In these times there have been a number in British society who have been trying to support their social model, however difficult and fraught that might be, in the face of those who, relentlessly or complacently, assume that what is wrong with the world outside us must be a fault of the way we have dealt with and are seeing the world. The simplistic assumption that our social model determines all the evils of the world is one that's very difficult to oppose, but there are people who are trying to, even from the ranks of politicians and journalists.

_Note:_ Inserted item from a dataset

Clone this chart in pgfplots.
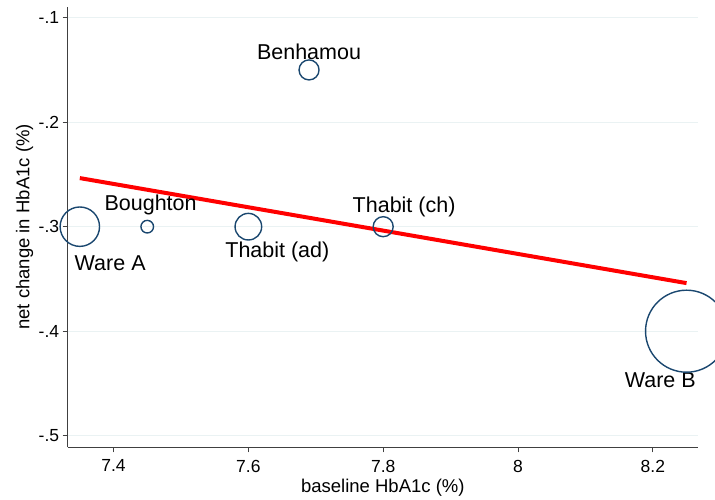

One thing I think is for sure- if they do so it will be a clear victory, and not a muddy one, for the clarity of the opponent, and his determination, is such that his defeat would be crystal clear, and represent the end of a militant analysis of society stretching back to Marx. The maths is difficult, but the nature of the challenge means that even one dissenter, raising his voice with clarity against the angry waves, could, with a word, turn the tide of nihilism whose victory was the essence of Larkin's despair.